*Place frozen dough on a greased pizza pan. Cover with sprayed plastic wrap and let thaw at room temperature for 4-5 hours.
Use a rolling pin to roll the dough into a circle the size of the pizza pan. Spread softened butter on top.
Use a food processor or blender to crush Oreo cookies into fine crumbs. Sprinkle the crumbs over the butter and use your hand to flatten/adhere the crumbs to the butter.
Preheat oven and bake at 425 degrees Fahrenheit for 16-18 minutes. Until crust is brown on the edges and on the bottom. Cool to room temperature.

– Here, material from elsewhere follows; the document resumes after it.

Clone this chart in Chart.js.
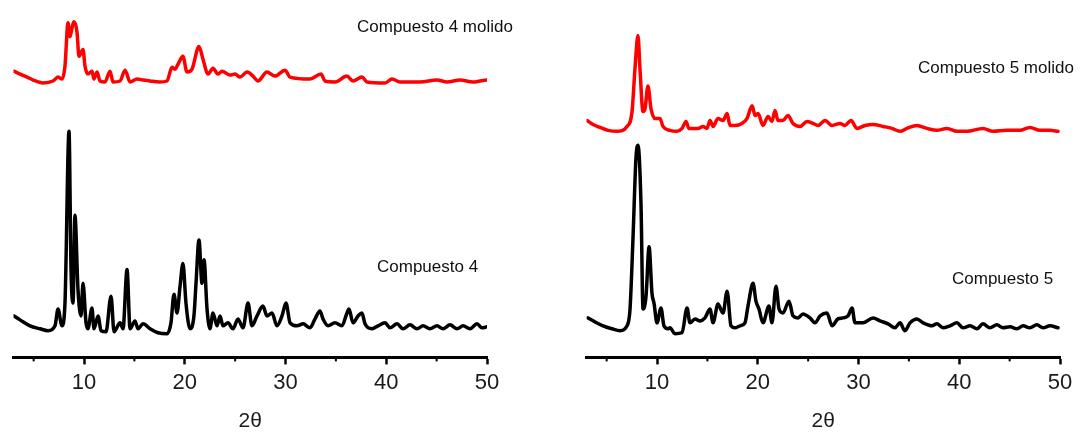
<!DOCTYPE html>
<html>
<head>
<meta charset="utf-8">
<script src="https://cdn.jsdelivr.net/npm/chart.js@4.4.0/dist/chart.umd.min.js"></script>
<style>
  html, body { margin: 0; padding: 0; background: #fff; }
  #wrap { position: relative; width: 1081px; height: 435px; overflow: hidden; }
  canvas { position: absolute; top: 0; }
  #left { left: 0; }
  #right { left: 560px; }
  .lbl { position: absolute; font-family: "Liberation Sans", Arial, sans-serif; font-size: 17px; line-height: 17px; color: #111; white-space: nowrap; }
</style>
</head>
<body>
<div id="wrap">
  <canvas id="left" width="540" height="435"></canvas>
  <canvas id="right" width="521" height="435"></canvas>
  <div class="lbl" style="left:357px; top:18px">Compuesto 4 molido</div>
  <div class="lbl" style="left:377px; top:258px">Compuesto 4</div>
  <div class="lbl" style="left:918px; top:59px">Compuesto 5 molido</div>
  <div class="lbl" style="left:952px; top:270px">Compuesto 5</div>
</div>
<script>
// 2-theta axis
const xMin = 3;
const xMax = 50;
const majorTicks = [10, 20, 30, 40, 50];
const minorTicks = [5, 15, 25, 35, 45];

// intensities are stacked (arbitrary units)

// Compuesto 4 molido (red)
const c4mTheta = [3.05, 3.65, 4.34, 4.94, 5.93, 6.92, 7.42, 7.81, 8.11, 8.41, 8.61, 8.81, 9.00, 9.30, 9.50, 9.90, 10.10, 10.39, 10.79, 10.99, 11.29, 11.59, 12.08, 12.58, 12.88, 13.58, 14.07, 14.57, 15.26, 15.86, 16.55, 17.54, 18.24, 18.73, 19.03, 19.33, 19.82, 20.22, 20.72, 21.41, 21.81, 22.31, 22.80, 23.30, 23.70, 24.49, 24.99, 25.48, 26.18, 26.77, 27.27, 28.16, 28.96, 29.95, 30.45, 32.43, 33.53, 33.92, 34.91, 36.10, 36.70, 37.59, 38.09, 39.88, 40.57, 41.37, 43.35, 45.04, 46.03, 47.32, 48.61, 49.31, 50.0];
const c4mInt = [290, 287, 284, 281, 278, 280, 284, 282, 295, 339, 325, 334, 340, 330, 305, 312, 295, 287, 290, 282, 289, 280, 279, 290, 279, 280, 291, 279, 282, 281, 280, 279, 280, 294, 292, 297, 305, 289, 292, 315, 302, 287, 293, 287, 290, 286, 287, 284, 289, 285, 280, 289, 285, 291, 284, 282, 287, 280, 279, 285, 280, 284, 279, 278, 282, 279, 279, 281, 279, 281, 279, 280, 281];

// Compuesto 4 (black)
const c4Theta = [3.05, 3.65, 4.64, 5.63, 6.42, 7.12, 7.42, 7.81, 8.11, 8.51, 8.71, 8.91, 9.10, 9.40, 9.70, 9.90, 10.20, 10.39, 10.79, 10.99, 11.39, 11.69, 12.18, 12.68, 12.98, 13.58, 13.87, 14.27, 14.57, 15.06, 15.36, 15.86, 16.55, 17.34, 18.24, 18.63, 18.93, 19.23, 19.53, 19.82, 20.12, 20.52, 20.91, 21.11, 21.41, 21.71, 21.91, 22.21, 22.50, 22.80, 23.20, 23.50, 23.79, 24.29, 24.79, 25.28, 25.78, 26.28, 26.67, 27.17, 27.76, 28.16, 28.66, 29.15, 29.65, 30.05, 30.45, 31.14, 31.74, 32.43, 32.93, 33.42, 33.72, 34.22, 34.91, 35.60, 36.10, 36.30, 36.70, 37.20, 37.59, 37.89, 38.59, 39.18, 39.88, 40.37, 41.07, 41.66, 42.36, 43.05, 43.65, 44.34, 45.04, 45.63, 46.33, 47.03, 47.62, 48.32, 49.01, 49.50, 50.0];
const c4Int = [42, 38, 32, 29, 27, 32, 49, 32, 55, 229, 89, 55, 144, 69, 42, 75, 35, 29, 50, 29, 42, 27, 26, 62, 26, 35, 29, 89, 29, 37, 29, 34, 29, 25, 24, 35, 64, 45, 72, 95, 55, 29, 42, 74, 119, 75, 99, 49, 29, 45, 32, 42, 32, 35, 29, 39, 30, 55, 32, 42, 52, 42, 45, 32, 42, 55, 35, 32, 34, 30, 39, 47, 39, 32, 35, 32, 45, 49, 35, 42, 45, 34, 29, 32, 35, 30, 34, 29, 33, 29, 32, 29, 32, 29, 33, 29, 32, 29, 34, 30, 31];

// Compuesto 5 molido (red)
const c5mTheta = [3.05, 3.65, 4.34, 5.13, 6.03, 7.02, 7.52, 7.81, 8.11, 8.31, 8.61, 8.81, 9.10, 9.40, 9.80, 10.29, 10.59, 11.29, 11.98, 12.48, 12.88, 13.17, 13.77, 14.07, 14.56, 14.96, 15.26, 15.56, 16.05, 16.55, 16.96, 17.24, 17.74, 18.43, 18.93, 19.44, 19.74, 20.03, 20.52, 21.02, 21.41, 21.71, 22.01, 22.50, 23.00, 23.50, 24.19, 24.89, 25.48, 25.98, 26.68, 27.37, 28.17, 28.66, 29.26, 29.85, 30.65, 31.44, 32.43, 33.32, 34.12, 34.81, 35.80, 36.79, 37.78, 38.78, 39.77, 40.76, 42.35, 43.34, 44.73, 46.02, 47.01, 48.01, 49.00, 49.80];
const c5mInt = [240, 236, 233, 230, 229, 234, 249, 292, 326, 292, 249, 252, 275, 252, 242, 242, 234, 230, 229, 232, 239, 232, 232, 232, 234, 232, 240, 234, 242, 240, 247, 235, 235, 237, 242, 255, 245, 247, 235, 244, 239, 250, 240, 240, 245, 237, 234, 239, 237, 235, 240, 235, 237, 235, 240, 232, 235, 236, 234, 232, 229, 232, 235, 232, 230, 232, 229, 229, 232, 229, 230, 230, 233, 230, 230, 229];

// Compuesto 5 (black)
const c5Theta = [3.15, 3.84, 4.64, 5.53, 6.33, 7.02, 7.32, 7.62, 7.91, 8.11, 8.41, 8.61, 8.91, 9.21, 9.50, 9.70, 10.00, 10.39, 10.69, 11.09, 11.29, 11.78, 12.48, 12.98, 13.27, 13.77, 14.27, 14.76, 15.26, 15.56, 16.05, 16.55, 16.96, 17.34, 17.74, 18.24, 18.73, 19.03, 19.53, 19.82, 20.12, 20.52, 21.11, 21.41, 21.81, 22.11, 22.50, 23.10, 23.50, 23.99, 24.49, 25.18, 25.68, 26.18, 26.87, 27.37, 27.96, 28.46, 28.96, 29.36, 29.65, 30.45, 31.44, 32.14, 32.93, 33.62, 34.12, 34.61, 35.11, 35.80, 36.40, 37.29, 37.78, 38.38, 39.08, 39.77, 40.37, 41.07, 41.76, 42.35, 43.05, 43.74, 44.34, 45.04, 45.73, 46.33, 47.01, 47.71, 48.31, 49.00, 49.80];
const c5Int = [40, 36, 32, 29, 27, 32, 49, 122, 202, 215, 155, 49, 62, 112, 65, 55, 35, 50, 32, 29, 30, 24, 25, 50, 35, 39, 37, 40, 49, 35, 54, 45, 67, 32, 30, 32, 35, 52, 75, 57, 49, 35, 52, 35, 72, 49, 45, 57, 42, 40, 44, 40, 35, 42, 45, 32, 39, 40, 42, 50, 35, 35, 40, 37, 34, 30, 35, 27, 35, 39, 35, 32, 34, 30, 32, 35, 30, 32, 29, 34, 30, 33, 30, 31, 29, 32, 30, 33, 30, 32, 30];

const font = '"Liberation Sans", Arial, sans-serif';

const toPoints = (xs, ys) => xs.map((x, i) => ({ x: x, y: ys[i] }));

// short unlabeled ticks halfway between the numbered ones
const minorTickPlugin = {
  id: 'minorTicks',
  afterDraw(chart) {
    const scale = chart.scales.x;
    const ctx = chart.ctx;
    ctx.save();
    ctx.strokeStyle = '#000';
    ctx.lineWidth = 2;
    minorTicks.forEach((v) => {
      const px = scale.getPixelForValue(v);
      ctx.beginPath();
      ctx.moveTo(px, scale.top);
      ctx.lineTo(px, scale.top + 4);
      ctx.stroke();
    });
    ctx.restore();
  },
};

function makeChart(id, series, padLeft, padRight) {
  return new Chart(document.getElementById(id), {
    type: 'line',
    data: {
      datasets: series.map((s) => ({
        data: toPoints(s.x, s.y),
        borderColor: s.color,
        borderWidth: 3.5,
        pointRadius: 0,
        cubicInterpolationMode: 'monotone',
        borderJoinStyle: 'round',
        borderCapStyle: 'round',
        fill: false,
      })),
    },
    options: {
      responsive: false,
      animation: false,
      events: [],
      layout: { padding: { left: padLeft, right: padRight, top: 5, bottom: 0 } },
      plugins: { legend: { display: false }, tooltip: { enabled: false } },
      scales: {
        x: {
          type: 'linear',
          min: xMin,
          max: xMax,
          afterBuildTicks: (axis) => {
            axis.ticks = majorTicks.map((v) => ({ value: v }));
          },
          border: { display: true, color: '#000', width: 3 },
          grid: { drawOnChartArea: false, drawTicks: true, tickLength: 7, tickWidth: 2.5, tickColor: '#000' },
          ticks: { color: '#1a1a1a', padding: 5, maxRotation: 0, font: { family: font, size: 22 } },
          title: { display: true, text: '2θ', color: '#1a1a1a', padding: { top: 8, bottom: 1 }, font: { family: font, size: 21 } },
        },
        y: { display: false, min: 0, max: 357 },
      },
    },
    plugins: [minorTickPlugin],
  });
}

makeChart('left', [
  { x: c4mTheta, y: c4mInt, color: '#ff0000' },
  { x: c4Theta, y: c4Int, color: '#000000' },
], 13.5, 53);

makeChart('right', [
  { x: c5mTheta, y: c5mInt, color: '#ff0000' },
  { x: c5Theta, y: c5Int, color: '#000000' },
], 26.5, 21);
</script>
</body>
</html>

In a large bowl with a hand mixer, beat the cream cheese and butter until smooth. Add the powdered sugar, vanilla, and milk. Blend together. Fill a sandwich bag with the frosting. Cut off a small corner of the bag with scissors.
Pipe the frosting like you would cut the pizza, keeping consistent pressure as you squeeze each line all the way across. Then connect the lines with a rounded “U” shape in three complete circles. (Refer to pictures in post.)
Use a pizza cutter to slice pizza into 16 pieces. Serve immediately. Can keep leftovers covered at room temperature.
Notes
*Oreo pizza can be made ahead of time, but I would recommend frosting the cobweb just before serving. The frosting has the best texture/consistency at room temperature.